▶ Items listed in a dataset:
• • • • •

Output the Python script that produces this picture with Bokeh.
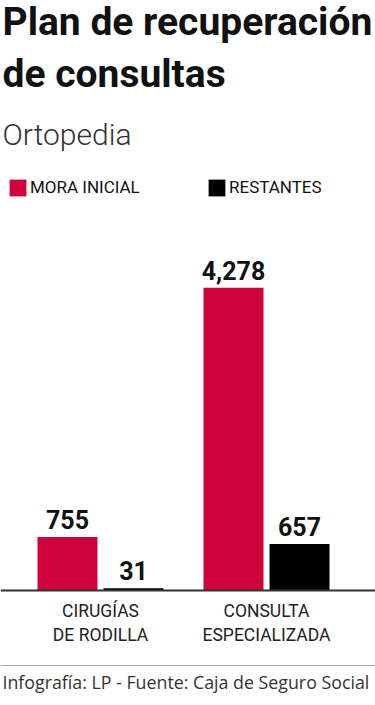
from bokeh.plotting import figure
from bokeh.models import ColumnDataSource, Range1d, Label, Span, Legend, LegendItem
from bokeh.transform import dodge
from bokeh.core.properties import value
from bokeh.embed import file_html
from bokeh.resources import INLINE

# ---- data ----
title_lines = ["Plan de recuperación", "de consultas"]
subtitle = "Ortopedia"
categories = ["CIRUGÍAS\nDE RODILLA", "CONSULTA\nESPECIALIZADA"]
series_names = ["MORA INICIAL", "RESTANTES"]
mora_inicial = [755, 4278]
restantes = [31, 657]
source_text = "Infografía: LP - Fuente: Caja de Seguro Social"

# ---- style ----
W, H = 375, 705
RED = "#D0023C"
BLACK = "#000000"
BOLD = "Roboto"
LIGHT = "Roboto Light"
REG = "Roboto"
FOOT = "Open Sans"
K = 0.42  # empirical baseline correction (fraction of font size)

x_idx = list(range(len(categories)))
src = ColumnDataSource(data=dict(
    x=x_idx,
    mora=mora_inicial,
    rest=restantes,
    mora_txt=[f"{v:,}" for v in mora_inicial],
    rest_txt=[f"{v:,}" for v in restantes],
))

p = figure(width=W, height=H,
           x_range=Range1d(-0.6024, 1.6566),
           y_range=Range1d(-1625.3, 8338.5),
           x_axis_location=None, y_axis_location=None,
           toolbar_location=None, output_backend="svg",
           min_border=0, outline_line_color=None,
           background_fill_color="white", border_fill_color="white")
p.xgrid.visible = False
p.ygrid.visible = False

off = 0.1988
bw = 0.3614
r1 = p.vbar(x=dodge("x", -off, range=p.x_range), top="mora", bottom=0, width=bw,
            source=src, fill_color=RED, line_color=None)
r2 = p.vbar(x=dodge("x", off, range=p.x_range), top="rest", bottom=0, width=bw,
            source=src, fill_color=BLACK, line_color=None)

# value labels
VSIZE = 25
for col, txt, o in (("mora", "mora_txt", -off), ("rest", "rest_txt", off)):
    p.text(x=dodge("x", o, range=p.x_range), y=col, text=txt, source=src,
           text_font=value(BOLD), text_font_style="bold", text_font_size=f"{VSIZE}px",
           text_color="#111111", text_align="center", text_baseline="alphabetic",
           y_offset=-7 - K * VSIZE)

# baseline
p.add_layout(Span(location=0, dimension="width", line_color="#333333", line_width=2))


def label(x, base, text, font, size, color, style="normal", align="left", x_units="screen"):
    p.add_layout(Label(x=x, y=H - base + K * size, x_units=x_units, y_units="screen",
                       text=text, text_font=font, text_font_size=f"{size}px",
                       text_font_style=style, text_color=color, text_align=align,
                       text_baseline="alphabetic"))


# category labels
line_base = [618, 642]
for i, cat in enumerate(categories):
    for j, line in enumerate(cat.split("\n")):
        label(i, line_base[j], line, REG, 17.5, "#222222", align="center", x_units="data")

# title / subtitle
title_base = [38, 90]
for j, t in enumerate(title_lines):
    label(2, title_base[j], t, BOLD, 39, "#111111", style="bold")
label(2, 147, subtitle, LIGHT, 30, "#333333")

# legend (two single-item legends)
leg_pos = [(7, 28), (206, 227)]
for (gx, tx), name, r in zip(leg_pos, series_names, (r1, r2)):
    leg = Legend(items=[LegendItem(label=name, renderers=[r])],
                 location=(gx, H - 197.5), orientation="horizontal",
                 padding=0, margin=0, border_line_color=None,
                 background_fill_alpha=0, glyph_width=21, glyph_height=21,
                 label_height=21, label_standoff=max(tx - gx - 21, 0) + 2,
                 label_text_font=REG, label_text_font_size="17px",
                 label_text_color="#111111")
    p.add_layout(leg)

# footer
p.add_layout(Span(location=H - 665, location_units="screen", dimension="width",
                  line_color="#AAAAAA", line_width=1))
label(2, 689, source_text, FOOT, 17.8, "#333333")

open("out.html", "w").write(file_html(p, INLINE))
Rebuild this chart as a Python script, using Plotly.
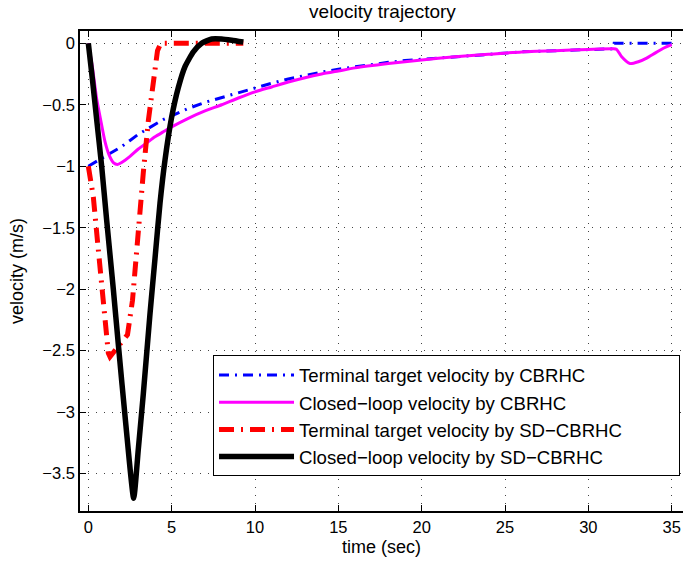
import plotly.graph_objects as go

# Terminal target velocity by CBRHC (blue, dash-dot)
t_blue = [0, 0.5, 1, 1.5, 2, 2.5, 3, 3.5, 4, 4.5, 5, 6, 7, 8, 9, 10, 11, 12, 13, 14, 15,
          16, 17, 18, 19, 20, 22, 24, 26, 28, 30, 31.5, 31.55, 32, 33, 34, 35]
v_blue = [-1.0, -0.96, -0.92, -0.88, -0.84, -0.79, -0.74, -0.70, -0.66, -0.62, -0.59, -0.53,
          -0.48, -0.44, -0.40, -0.36, -0.325, -0.29, -0.26, -0.235, -0.21, -0.19, -0.17, -0.155,
          -0.14, -0.13, -0.11, -0.09, -0.07, -0.06, -0.05, -0.045, 0, 0, 0, 0, 0]

# Closed-loop velocity by CBRHC (magenta, solid)
t_mag = [0, 0.25, 0.5, 0.75, 1, 1.25, 1.5, 1.75, 2, 2.5, 3, 3.5, 4, 4.5, 5, 6, 7, 8, 9, 10,
         11, 12, 13, 14, 15, 16, 18, 20, 22, 24, 26, 28, 30, 31.5, 31.7, 32, 32.5, 33, 33.5,
         34, 34.5, 35]
v_mag = [0, -0.2, -0.45, -0.63, -0.8, -0.91, -0.97, -0.985, -0.97, -0.92, -0.86, -0.81,
         -0.76, -0.72, -0.68, -0.61, -0.55, -0.50, -0.445, -0.395, -0.355, -0.315, -0.28, -0.25,
         -0.225, -0.20, -0.165, -0.135, -0.11, -0.09, -0.07, -0.06, -0.05, -0.045, -0.05, -0.11,
         -0.165, -0.15, -0.12, -0.08, -0.04, -0.01]

# Terminal target velocity by SD-CBRHC (red, thick dash-dot)
t_red = [0, 0.3, 0.6, 0.9, 1.2, 1.3, 2.35, 2.65, 3.0, 3.3, 3.6, 3.9, 4.15, 4.35, 5, 6, 7, 8,
         9, 9.3]
v_red = [-1.0, -1.25, -1.68, -2.09, -2.52, -2.55, -2.37, -2.09, -1.5, -1.05, -0.63, -0.3,
         -0.06, 0, 0, 0, 0, 0, 0, 0]

# Closed-loop velocity by SD-CBRHC (black, thick solid)
t_blk = [0, 0.25, 0.5, 0.8, 1.1, 1.5, 1.8, 2.25, 2.72, 3.0, 3.3, 3.7, 4.0, 4.3, 4.6, 5.0,
         5.4, 5.8, 6.3, 6.8, 7.4, 8.0, 8.6, 9.3]
v_blk = [0, -0.3, -0.62, -1.0, -1.44, -2.0, -2.45, -3.1, -3.7, -3.3, -2.85, -2.2, -1.75,
         -1.3, -0.95, -0.6, -0.36, -0.19, -0.07, 0.0, 0.035, 0.035, 0.025, 0.01]

PAD = "\u00a0" * 10
names = ["Terminal target velocity by CBRHC",
         "Closed\u2212loop velocity by CBRHC",
         "Terminal target velocity by SD\u2212CBRHC" + PAD,
         "Closed\u2212loop velocity by SD\u2212CBRHC"]

x_ticks = [0, 5, 10, 15, 20, 25, 30, 35]
y_ticks = [0, -0.5, -1, -1.5, -2, -2.5, -3, -3.5]
y_ticktext = ["0", "\u22120.5", "\u22121", "\u22121.5", "\u22122", "\u22122.5", "\u22123", "\u22123.5"]

FONT = "Liberation Sans, Arial, Helvetica, sans-serif"

fig = go.Figure()
fig.add_trace(go.Scatter(x=t_blue, y=v_blue, mode="lines", name=names[0], legendgroup="a",
                         line=dict(color="#0000ff", width=3, dash="10px,6px,2px,6px")))
fig.add_trace(go.Scatter(x=t_mag, y=v_mag, mode="lines", name=names[1], legendgroup="b",
                         line=dict(color="#ff00ff", width=3, shape="spline", smoothing=0.6)))
fig.add_trace(go.Scatter(x=t_red, y=v_red, mode="lines", name=names[2], legendgroup="c",
                         line=dict(color="#ff0000", width=5, dash="15px,7px,2px,7px")))
fig.add_trace(go.Scatter(x=t_blk, y=v_blk, mode="lines", name=names[3], legendgroup="d",
                         line=dict(color="#000000", width=5.5, shape="spline", smoothing=0.5)))

axis_common = dict(
    showline=True, linecolor="black", linewidth=1.5,
    ticks="inside", ticklen=6, tickcolor="black",
    showgrid=True, gridcolor="#444444", gridwidth=1, griddash="1px,7px",
    zeroline=False,
    tickfont=dict(family=FONT, size=16.5, color="black"),
)

fig.update_xaxes(range=[-0.5, 35.68], tickvals=x_ticks, mirror="allticks",
                 title=dict(text="time (sec)", font=dict(family=FONT, size=18, color="black"),
                            standoff=6),
                 **axis_common)
fig.update_yaxes(range=[-3.804, 0.1], tickvals=y_ticks, ticktext=y_ticktext, mirror=False,
                 title=dict(text="velocity (m/s)", font=dict(family=FONT, size=18, color="black"),
                            standoff=14),
                 **axis_common)

fig.update_layout(
    width=683, height=562,
    margin=dict(l=80, r=0, t=31, b=51),
    paper_bgcolor="white", plot_bgcolor="white",
    title=dict(text="velocity trajectory", x=0.56, xanchor="center", y=0.98, yanchor="middle",
               font=dict(family=FONT, size=19, color="black")),
    font=dict(family=FONT, color="black"),
    legend=dict(x=0.2206, y=0.324, xanchor="left", yanchor="top",
                bgcolor="white", bordercolor="black", borderwidth=1,
                font=dict(family=FONT, size=18.6, color="black"),
                itemwidth=75, tracegroupgap=1.5, traceorder="normal"),
    showlegend=True,
)

fig.write_html("out.html")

• • • • •

▶ Problem:
Leave the pictures aside and restate exactly the lines from the one containing "Rebuild this chart" to the one containing "-0.06, 0, 0, 0, 0, 0, 0, 0]", those two lines included.

▶ Exercise answer:
Rebuild this chart as a Python script, using Plotly.
import plotly.graph_objects as go

# Terminal target velocity by CBRHC (blue, dash-dot)
t_blue = [0, 0.5, 1, 1.5, 2, 2.5, 3, 3.5, 4, 4.5, 5, 6, 7, 8, 9, 10, 11, 12, 13, 14, 15,
          16, 17, 18, 19, 20, 22, 24, 26, 28, 30, 31.5, 31.55, 32, 33, 34, 35]
v_blue = [-1.0, -0.96, -0.92, -0.88, -0.84, -0.79, -0.74, -0.70, -0.66, -0.62, -0.59, -0.53,
          -0.48, -0.44, -0.40, -0.36, -0.325, -0.29, -0.26, -0.235, -0.21, -0.19, -0.17, -0.155,
          -0.14, -0.13, -0.11, -0.09, -0.07, -0.06, -0.05, -0.045, 0, 0, 0, 0, 0]

# Closed-loop velocity by CBRHC (magenta, solid)
t_mag = [0, 0.25, 0.5, 0.75, 1, 1.25, 1.5, 1.75, 2, 2.5, 3, 3.5, 4, 4.5, 5, 6, 7, 8, 9, 10,
         11, 12, 13, 14, 15, 16, 18, 20, 22, 24, 26, 28, 30, 31.5, 31.7, 32, 32.5, 33, 33.5,
         34, 34.5, 35]
v_mag = [0, -0.2, -0.45, -0.63, -0.8, -0.91, -0.97, -0.985, -0.97, -0.92, -0.86, -0.81,
         -0.76, -0.72, -0.68, -0.61, -0.55, -0.50, -0.445, -0.395, -0.355, -0.315, -0.28, -0.25,
         -0.225, -0.20, -0.165, -0.135, -0.11, -0.09, -0.07, -0.06, -0.05, -0.045, -0.05, -0.11,
         -0.165, -0.15, -0.12, -0.08, -0.04, -0.01]

# Terminal target velocity by SD-CBRHC (red, thick dash-dot)
t_red = [0, 0.3, 0.6, 0.9, 1.2, 1.3, 2.35, 2.65, 3.0, 3.3, 3.6, 3.9, 4.15, 4.35, 5, 6, 7, 8,
         9, 9.3]
v_red = [-1.0, -1.25, -1.68, -2.09, -2.52, -2.55, -2.37, -2.09, -1.5, -1.05, -0.63, -0.3,
         -0.06, 0, 0, 0, 0, 0, 0, 0]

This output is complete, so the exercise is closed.